____ RAW DATA

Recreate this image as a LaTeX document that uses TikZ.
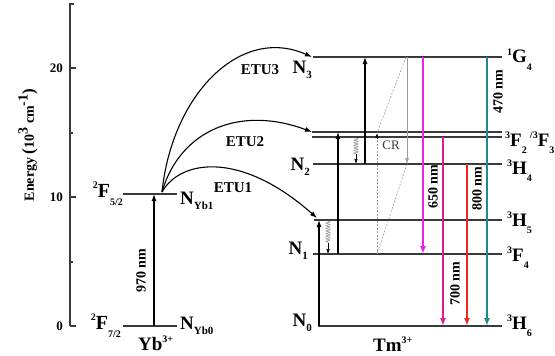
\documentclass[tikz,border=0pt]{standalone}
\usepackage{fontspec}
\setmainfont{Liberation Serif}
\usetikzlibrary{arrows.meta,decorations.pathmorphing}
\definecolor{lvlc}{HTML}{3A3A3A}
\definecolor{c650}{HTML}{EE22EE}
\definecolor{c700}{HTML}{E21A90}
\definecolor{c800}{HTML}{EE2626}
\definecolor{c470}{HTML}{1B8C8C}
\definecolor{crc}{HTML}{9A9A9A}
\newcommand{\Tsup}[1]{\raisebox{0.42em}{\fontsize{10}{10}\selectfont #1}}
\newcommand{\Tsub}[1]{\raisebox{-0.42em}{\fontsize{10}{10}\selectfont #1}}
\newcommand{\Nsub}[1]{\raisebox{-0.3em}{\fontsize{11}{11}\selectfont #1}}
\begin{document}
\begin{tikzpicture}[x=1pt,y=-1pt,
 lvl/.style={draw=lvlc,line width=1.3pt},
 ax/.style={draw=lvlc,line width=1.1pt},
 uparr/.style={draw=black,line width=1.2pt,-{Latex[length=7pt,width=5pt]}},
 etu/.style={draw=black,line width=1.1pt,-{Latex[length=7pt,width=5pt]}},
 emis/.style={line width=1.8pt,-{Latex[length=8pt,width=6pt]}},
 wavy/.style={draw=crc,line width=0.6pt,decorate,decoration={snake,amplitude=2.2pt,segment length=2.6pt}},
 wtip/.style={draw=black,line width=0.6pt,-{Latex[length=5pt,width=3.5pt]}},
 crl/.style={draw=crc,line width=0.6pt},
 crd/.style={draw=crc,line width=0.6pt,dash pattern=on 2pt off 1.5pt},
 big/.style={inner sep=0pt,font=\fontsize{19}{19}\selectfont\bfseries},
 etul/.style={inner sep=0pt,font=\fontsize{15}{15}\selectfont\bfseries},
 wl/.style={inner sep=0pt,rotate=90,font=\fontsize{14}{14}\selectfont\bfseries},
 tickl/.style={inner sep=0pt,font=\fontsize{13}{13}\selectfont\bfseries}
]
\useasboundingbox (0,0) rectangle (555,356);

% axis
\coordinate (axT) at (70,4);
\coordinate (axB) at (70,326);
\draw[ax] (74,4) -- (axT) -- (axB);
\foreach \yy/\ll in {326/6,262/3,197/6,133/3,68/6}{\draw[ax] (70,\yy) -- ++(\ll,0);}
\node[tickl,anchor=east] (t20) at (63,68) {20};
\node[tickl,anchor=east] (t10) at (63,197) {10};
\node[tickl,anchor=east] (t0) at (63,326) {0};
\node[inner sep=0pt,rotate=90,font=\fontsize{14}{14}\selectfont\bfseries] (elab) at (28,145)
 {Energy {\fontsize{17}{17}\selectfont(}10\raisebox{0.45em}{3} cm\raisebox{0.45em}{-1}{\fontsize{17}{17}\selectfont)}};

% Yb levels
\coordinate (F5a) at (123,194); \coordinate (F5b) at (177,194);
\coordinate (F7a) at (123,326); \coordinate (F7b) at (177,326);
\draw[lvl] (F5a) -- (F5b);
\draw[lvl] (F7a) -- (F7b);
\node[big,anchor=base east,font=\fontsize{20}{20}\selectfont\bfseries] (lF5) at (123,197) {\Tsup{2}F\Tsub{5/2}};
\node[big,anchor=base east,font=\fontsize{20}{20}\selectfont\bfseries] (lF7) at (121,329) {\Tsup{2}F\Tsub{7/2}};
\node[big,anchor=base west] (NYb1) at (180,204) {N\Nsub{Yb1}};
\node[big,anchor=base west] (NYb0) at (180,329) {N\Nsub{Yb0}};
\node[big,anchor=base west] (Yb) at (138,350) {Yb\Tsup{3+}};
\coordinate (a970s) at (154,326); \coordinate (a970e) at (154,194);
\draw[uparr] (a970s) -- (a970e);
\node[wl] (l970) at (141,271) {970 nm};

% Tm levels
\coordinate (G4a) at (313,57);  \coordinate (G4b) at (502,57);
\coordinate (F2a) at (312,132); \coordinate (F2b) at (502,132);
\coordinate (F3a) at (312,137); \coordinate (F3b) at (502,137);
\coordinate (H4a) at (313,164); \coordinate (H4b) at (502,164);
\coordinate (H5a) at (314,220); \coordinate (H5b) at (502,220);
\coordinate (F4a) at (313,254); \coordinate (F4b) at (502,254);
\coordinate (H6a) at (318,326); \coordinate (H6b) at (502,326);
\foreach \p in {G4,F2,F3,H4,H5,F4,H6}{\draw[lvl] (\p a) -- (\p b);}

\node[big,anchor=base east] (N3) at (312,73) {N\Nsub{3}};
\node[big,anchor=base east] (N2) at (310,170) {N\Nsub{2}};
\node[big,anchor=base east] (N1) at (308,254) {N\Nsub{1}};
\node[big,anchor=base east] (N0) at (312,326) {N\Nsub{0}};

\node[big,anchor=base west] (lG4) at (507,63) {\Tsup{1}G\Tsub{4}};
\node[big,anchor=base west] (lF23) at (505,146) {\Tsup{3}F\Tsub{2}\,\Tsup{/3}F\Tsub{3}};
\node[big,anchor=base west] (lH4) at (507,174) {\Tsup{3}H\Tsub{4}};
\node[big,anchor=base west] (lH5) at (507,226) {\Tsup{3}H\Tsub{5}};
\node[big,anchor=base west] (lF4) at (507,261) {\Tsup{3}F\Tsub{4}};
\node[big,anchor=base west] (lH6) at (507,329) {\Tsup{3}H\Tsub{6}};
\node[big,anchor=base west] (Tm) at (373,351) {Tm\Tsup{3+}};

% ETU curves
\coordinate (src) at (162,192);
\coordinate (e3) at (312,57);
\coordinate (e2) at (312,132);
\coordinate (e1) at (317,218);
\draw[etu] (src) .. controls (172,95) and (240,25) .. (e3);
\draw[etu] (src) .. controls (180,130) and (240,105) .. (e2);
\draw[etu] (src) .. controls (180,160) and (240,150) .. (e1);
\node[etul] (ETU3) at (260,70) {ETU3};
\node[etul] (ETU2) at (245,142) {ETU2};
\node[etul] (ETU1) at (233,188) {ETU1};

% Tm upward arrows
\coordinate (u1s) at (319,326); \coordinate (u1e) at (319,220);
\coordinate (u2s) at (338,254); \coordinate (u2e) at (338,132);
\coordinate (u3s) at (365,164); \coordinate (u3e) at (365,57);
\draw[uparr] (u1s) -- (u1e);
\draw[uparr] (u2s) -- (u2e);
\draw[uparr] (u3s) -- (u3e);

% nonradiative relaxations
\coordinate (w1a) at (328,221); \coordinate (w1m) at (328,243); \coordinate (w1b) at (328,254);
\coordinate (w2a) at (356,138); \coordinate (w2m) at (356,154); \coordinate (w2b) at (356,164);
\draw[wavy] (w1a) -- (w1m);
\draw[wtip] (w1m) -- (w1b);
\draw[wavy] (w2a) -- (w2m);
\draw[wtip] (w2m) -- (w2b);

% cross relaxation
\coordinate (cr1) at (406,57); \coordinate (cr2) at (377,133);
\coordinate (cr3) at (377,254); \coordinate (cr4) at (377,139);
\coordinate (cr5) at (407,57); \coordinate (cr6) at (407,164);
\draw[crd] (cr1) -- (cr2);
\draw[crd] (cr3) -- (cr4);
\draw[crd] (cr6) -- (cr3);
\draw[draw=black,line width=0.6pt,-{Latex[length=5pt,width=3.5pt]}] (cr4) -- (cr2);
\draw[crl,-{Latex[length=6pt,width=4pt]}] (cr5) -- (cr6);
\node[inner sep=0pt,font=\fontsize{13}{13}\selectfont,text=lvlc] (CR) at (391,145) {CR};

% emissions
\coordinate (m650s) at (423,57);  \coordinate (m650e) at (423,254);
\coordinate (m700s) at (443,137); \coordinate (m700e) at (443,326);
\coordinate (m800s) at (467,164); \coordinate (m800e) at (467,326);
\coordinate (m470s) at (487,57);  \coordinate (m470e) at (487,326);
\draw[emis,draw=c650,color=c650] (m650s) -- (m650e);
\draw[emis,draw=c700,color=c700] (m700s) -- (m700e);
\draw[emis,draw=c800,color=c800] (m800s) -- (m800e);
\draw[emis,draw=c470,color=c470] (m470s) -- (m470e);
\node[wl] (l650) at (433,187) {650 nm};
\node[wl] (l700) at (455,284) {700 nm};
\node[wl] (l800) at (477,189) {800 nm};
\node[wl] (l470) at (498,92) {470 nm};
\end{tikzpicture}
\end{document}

________

### YOUR GOAL:
Your task is to return the lines above, from the first one up to and including the line containing "(0,0) rectangle (555,356);", minus any pictures.

### FINISHED ANSWER:
Recreate this image as a LaTeX document that uses TikZ.
\documentclass[tikz,border=0pt]{standalone}
\usepackage{fontspec}
\setmainfont{Liberation Serif}
\usetikzlibrary{arrows.meta,decorations.pathmorphing}
\definecolor{lvlc}{HTML}{3A3A3A}
\definecolor{c650}{HTML}{EE22EE}
\definecolor{c700}{HTML}{E21A90}
\definecolor{c800}{HTML}{EE2626}
\definecolor{c470}{HTML}{1B8C8C}
\definecolor{crc}{HTML}{9A9A9A}
\newcommand{\Tsup}[1]{\raisebox{0.42em}{\fontsize{10}{10}\selectfont #1}}
\newcommand{\Tsub}[1]{\raisebox{-0.42em}{\fontsize{10}{10}\selectfont #1}}
\newcommand{\Nsub}[1]{\raisebox{-0.3em}{\fontsize{11}{11}\selectfont #1}}
\begin{document}
\begin{tikzpicture}[x=1pt,y=-1pt,
 lvl/.style={draw=lvlc,line width=1.3pt},
 ax/.style={draw=lvlc,line width=1.1pt},
 uparr/.style={draw=black,line width=1.2pt,-{Latex[length=7pt,width=5pt]}},
 etu/.style={draw=black,line width=1.1pt,-{Latex[length=7pt,width=5pt]}},
 emis/.style={line width=1.8pt,-{Latex[length=8pt,width=6pt]}},
 wavy/.style={draw=crc,line width=0.6pt,decorate,decoration={snake,amplitude=2.2pt,segment length=2.6pt}},
 wtip/.style={draw=black,line width=0.6pt,-{Latex[length=5pt,width=3.5pt]}},
 crl/.style={draw=crc,line width=0.6pt},
 crd/.style={draw=crc,line width=0.6pt,dash pattern=on 2pt off 1.5pt},
 big/.style={inner sep=0pt,font=\fontsize{19}{19}\selectfont\bfseries},
 etul/.style={inner sep=0pt,font=\fontsize{15}{15}\selectfont\bfseries},
 wl/.style={inner sep=0pt,rotate=90,font=\fontsize{14}{14}\selectfont\bfseries},
 tickl/.style={inner sep=0pt,font=\fontsize{13}{13}\selectfont\bfseries}
]
\useasboundingbox (0,0) rectangle (555,356);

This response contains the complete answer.